Tag Archive for: Fast Company

Proof that family travel trumps video games

They'll remember this hike forever.

They’ll remember this hike forever.

Family travel zealots (including yours truly) have argued for years that experiences lead to greater happiness than material things. Now, apparently, there is scientific data to prove this point.

A recent article on the Fast Company website details much of the latest research on the subject. You can read the piece for the nitty-gritty details. The gist: While the happiness from material purchases diminishes over time, experiences become an ingrained part of our identities.

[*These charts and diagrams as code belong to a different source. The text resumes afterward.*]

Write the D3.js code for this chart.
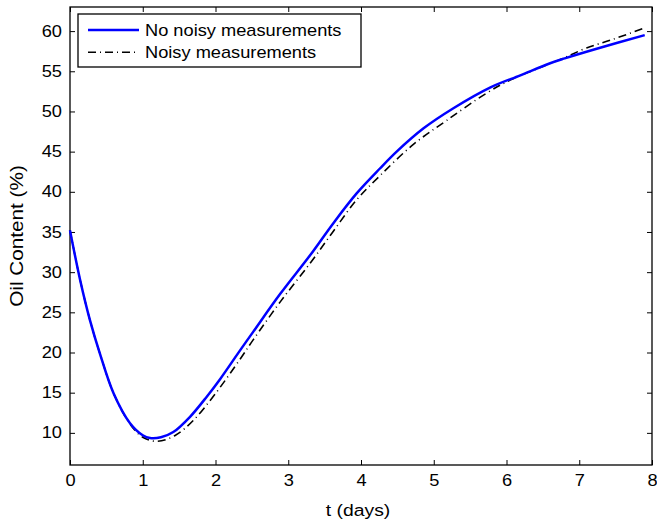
<!DOCTYPE html>
<html>
<head>
<meta charset="utf-8">
<script src="https://cdn.jsdelivr.net/npm/d3@7"></script>
<style>
    html, body { margin: 0; padding: 0; background: #fff; }
    svg { display: block; }
    text { font-family: "Liberation Sans", Arial, Helvetica, sans-serif; fill: #000; }
</style>
</head>
<body>
<svg id="chart" width="657" height="525"></svg>
<script>
// ====================================================================
// DATA
// ====================================================================
const tClean = [0, 0.14, 0.275, 0.41, 0.6, 0.825, 1.0, 1.1, 1.25, 1.42, 1.65, 1.88, 2.06, 2.34, 2.52,
    2.89, 3.30, 3.62, 3.94, 4.26, 4.49, 4.86, 5.27, 5.78, 6.19, 6.6, 6.8, 7.24, 7.9];
const oilClean = [35.2, 29.0, 24.0, 19.9, 14.9, 11.2, 9.7, 9.35, 9.45, 10.1, 12.0, 14.5, 16.65, 20.3, 22.6,
    27.3, 32.1, 36.1, 39.8, 42.9, 45.0, 47.9, 50.4, 53.0, 54.5, 56.0, 56.6, 57.8, 59.5];

const tNoisy = [0, 0.14, 0.275, 0.41, 0.6, 0.825, 1.0, 1.2, 1.45, 1.7, 2.0, 2.34, 2.52, 2.89, 3.30,
    3.62, 3.94, 4.26, 4.72, 5.18, 5.73, 6.05, 6.5, 6.8, 7.1, 7.47, 7.9];
const oilNoisy = [35.2, 29.0, 24.0, 19.9, 14.9, 11.1, 9.45, 8.95, 9.7, 11.6, 14.9, 19.2, 21.6, 26.3, 31.1,
    35.1, 39.0, 42.0, 45.9, 48.9, 52.3, 53.9, 55.6, 56.7, 57.9, 59.0, 60.4];

const xTicks = [0, 1, 2, 3, 4, 5, 6, 7, 8];
const yTicks = [10, 15, 20, 25, 30, 35, 40, 45, 50, 55, 60];
const seriesNames = ["No noisy measurements", "Noisy measurements"];

document.addEventListener('DOMContentLoaded', function () {

    // ====================================================================
    // 1. CONFIGURATION
    // ====================================================================
    const CONFIG = {
        width: 657,
        height: 525,
        margins: { top: 7, right: 5, bottom: 60, left: 70 },
        xDomain: [0, 8],
        yDomain: [6, 63],
        tickLength: 5,
        fontSize: 16,
        textStretch: 1.14,   // the reference text looks a bit wider than plain Arial
        dashDot: "8,4,1,4"
    };

    const svg = d3.select("#chart");
    const innerW = CONFIG.width - CONFIG.margins.left - CONFIG.margins.right;
    const innerH = CONFIG.height - CONFIG.margins.top - CONFIG.margins.bottom;

    const x = d3.scaleLinear().domain(CONFIG.xDomain).range([0, innerW]);
    const y = d3.scaleLinear().domain(CONFIG.yDomain).range([innerH, 0]);

    const g = svg.append("g")
        .attr("transform", `translate(${CONFIG.margins.left}, ${CONFIG.margins.top})`);

    // stretch a text element horizontally around its own anchor
    function stretch(sel) {
        sel.each(function () {
            const t = d3.select(this);
            const tx = +t.attr("x") || 0;
            const ty = +t.attr("y") || 0;
            t.attr("x", 0).attr("y", 0)
                .attr("transform", `translate(${tx},${ty}) scale(${CONFIG.textStretch},1)`);
        });
    }

    // ====================================================================
    // 2. AXES (ticks point inward on all four sides)
    // ====================================================================
    const xAxis = g.append("g")
        .attr("transform", `translate(0, ${innerH})`)
        .call(d3.axisBottom(x).tickValues(xTicks).tickSize(-CONFIG.tickLength)
            .tickSizeOuter(0).tickPadding(10).tickFormat(d3.format("d")));

    const yAxis = g.append("g")
        .call(d3.axisLeft(y).tickValues(yTicks).tickSize(-CONFIG.tickLength)
            .tickSizeOuter(0).tickPadding(8).tickFormat(d3.format("d")));

    g.append("g")
        .call(d3.axisTop(x).tickValues(xTicks).tickSize(-CONFIG.tickLength)
            .tickSizeOuter(0).tickFormat(""));

    g.append("g")
        .attr("transform", `translate(${innerW}, 0)`)
        .call(d3.axisRight(y).tickValues(yTicks).tickSize(-CONFIG.tickLength)
            .tickSizeOuter(0).tickFormat(""));

    g.selectAll(".domain").remove();
    g.selectAll(".tick line").attr("stroke", "#000").attr("stroke-width", 1);

    [xAxis, yAxis].forEach(a => {
        a.selectAll("text")
            .attr("font-size", CONFIG.fontSize)
            .attr("font-family", "Liberation Sans, Arial, sans-serif")
            .attr("fill", "#000")
            .call(stretch);
    });

    g.append("rect")
        .attr("x", 0).attr("y", 0)
        .attr("width", innerW).attr("height", innerH)
        .attr("fill", "none")
        .attr("stroke", "#000")
        .attr("stroke-width", 1.3);

    // ====================================================================
    // 3. CURVES
    // ====================================================================
    const clean = tClean.map((t, i) => ({ t: t, v: oilClean[i] }));
    const noisy = tNoisy.map((t, i) => ({ t: t, v: oilNoisy[i] }));

    const line = d3.line()
        .x(d => x(d.t))
        .y(d => y(d.v))
        .curve(d3.curveCatmullRom.alpha(0.5));

    g.append("path")
        .datum(noisy)
        .attr("d", line)
        .attr("fill", "none")
        .attr("stroke", "#000")
        .attr("stroke-width", 1.6)
        .attr("stroke-dasharray", CONFIG.dashDot);

    g.append("path")
        .datum(clean)
        .attr("d", line)
        .attr("fill", "none")
        .attr("stroke", "#0000ff")
        .attr("stroke-width", 2.5);

    // ====================================================================
    // 4. AXIS LABELS
    // ====================================================================
    svg.append("text")
        .attr("x", CONFIG.margins.left + innerW / 2 - 3)
        .attr("y", 516)
        .attr("text-anchor", "middle")
        .attr("font-size", 17)
        .text("t (days)")
        .call(stretch);

    // the y label reads longer than the tick text in the reference
    svg.append("text")
        .attr("transform", `translate(23, ${CONFIG.margins.top + innerH / 2}) rotate(-90) scale(1.22, 1.1)`)
        .attr("text-anchor", "middle")
        .attr("font-size", 17)
        .text("Oil Content (%)");

    // ====================================================================
    // 5. LEGEND
    // ====================================================================
    const legend = svg.append("g").attr("transform", "translate(78, 14)");

    legend.append("rect")
        .attr("width", 283).attr("height", 53)
        .attr("fill", "#fff")
        .attr("stroke", "#000")
        .attr("stroke-width", 1.3);

    const legendRows = [
        { name: seriesNames[0], color: "#0000ff", width: 2.5, dash: null },
        { name: seriesNames[1], color: "#000", width: 1.6, dash: CONFIG.dashDot }
    ];

    legendRows.forEach((r, i) => {
        const cy = 16 + i * 22.3;
        legend.append("line")
            .attr("x1", 10).attr("x2", 61)
            .attr("y1", cy).attr("y2", cy)
            .attr("stroke", r.color)
            .attr("stroke-width", r.width)
            .attr("stroke-dasharray", r.dash);
        legend.append("text")
            .attr("x", 67).attr("y", cy + 5.7)
            .attr("font-size", CONFIG.fontSize)
            .text(r.name)
            .call(stretch);
    });
});
</script>
</body>
</html>
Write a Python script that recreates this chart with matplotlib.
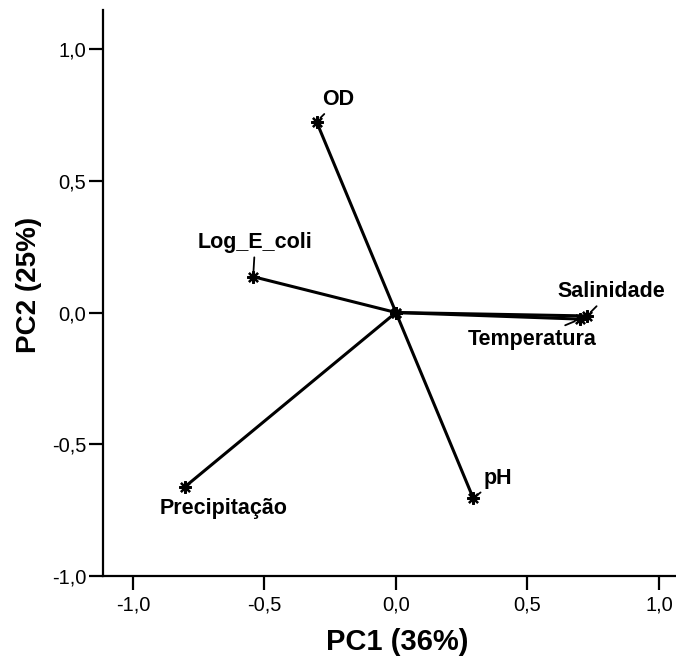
import numpy as np
import matplotlib.pyplot as plt
from matplotlib.ticker import FuncFormatter

plt.rcParams['font.family'] = ['Liberation Sans', 'DejaVu Sans']

# cargas das variaveis nas duas componentes
variaveis = ['OD', 'Log_E_coli', 'Salinidade', 'Temperatura', 'Precipitação', 'pH']
pc1 = [-0.302, -0.543, 0.726, 0.700, -0.802, 0.294]
pc2 = [0.724, 0.136, -0.013, -0.025, -0.661, -0.705]

# deslocamento dos rotulos (pixels) e se tem linha guia
desloc = [(22, 22), (2, 34), (24, 24), (-48, -20), (38, -22), (25, 20)]
guia = [True, True, True, True, False, True]

fig = plt.figure(figsize=(6.76, 6.68), dpi=100)
ax = fig.add_axes([0.1524, 0.1377, 0.8476, 0.8473])

for x, y in zip(pc1, pc2):
    ax.plot([0, x], [0, y], color='black', lw=2.2, solid_capstyle='butt', zorder=2)

estrela = (8, 2, 0)
ax.plot(pc1, pc2, ls='none', marker=estrela, ms=9, mew=1.6, color='black', zorder=3)
ax.plot([0], [0], ls='none', marker=estrela, ms=9, mew=1.8, color='black', zorder=3)

for nome, x, y, d, g in zip(variaveis, pc1, pc2, desloc, guia):
    ax.annotate(nome, (x, y), xytext=d, textcoords='offset pixels',
                ha='center', va='center', fontsize=15.5, fontweight='bold',
                arrowprops=dict(arrowstyle='-', color='black', lw=1.3,
                                shrinkA=1, shrinkB=4) if g else None)

ax.set_xlim(-1.114, 1.065)
ax.set_ylim(-1.0, 1.148)
ax.set_xticks([-1.0, -0.5, 0.0, 0.5, 1.0])
ax.set_yticks([-1.0, -0.5, 0.0, 0.5, 1.0])
virgula = FuncFormatter(lambda v, p: ('%.1f' % v).replace('.', ','))
ax.xaxis.set_major_formatter(virgula)
ax.yaxis.set_major_formatter(virgula)
ax.tick_params(direction='out', length=10, width=1.6, labelsize=14.5, pad=2)
ax.tick_params(axis='x', pad=4)

ax.spines['top'].set_visible(False)
ax.spines['right'].set_visible(False)
ax.spines['left'].set_linewidth(1.6)
ax.spines['bottom'].set_linewidth(1.6)

ax.set_xlabel('PC1 (36%)', fontsize=21, fontweight='bold')
ax.set_ylabel('PC2 (25%)', fontsize=20, fontweight='bold')
ax.xaxis.set_label_coords(0.513, -0.092)
ax.yaxis.set_label_coords(-0.106, 0.514)

fig.savefig('out.png', dpi=100)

The story notes that, “rather than buying the latest iPhone or a new BMW…you’ll get more happiness spending money on experiences like going to art exhibits, doing outdoor activities, learning a new skill, or traveling.” Another particularly relevant section spotlights how experiences are paramount even when we think they weren’t that fun—a situation to which traveling parents can relate after their kids have been particularly troublesome on a family trip. Here’s a snip:

“One study…even showed that if people have an experience they say negatively impacted their happiness, once they have the chance to talk about it, their assessment of that experience goes up. [This is attributed] to the fact that something that might have been stressful or scary in the past can become a funny story to tell at a party or be looked back on as an invaluable character-building experience.”

Personally, I am delighted to read this news. I am a HUGE fan of experiences over material items—not only in my personal life but as a parent and as a traveler as well. On a day-to-day basis, Powerwoman and I reward the girls with daytrips instead of goodies or toys. In the longer term, we value travel and education through travel above all else.

(By the way, I just completed my taxes and Schedule C expenditures for 2014 demonstrate this point clearly.)

Read the story, think about the message, and discuss it with friends. There’s a direct relationship between happiness and new experiences, people. Don’t you want your kids to be happy?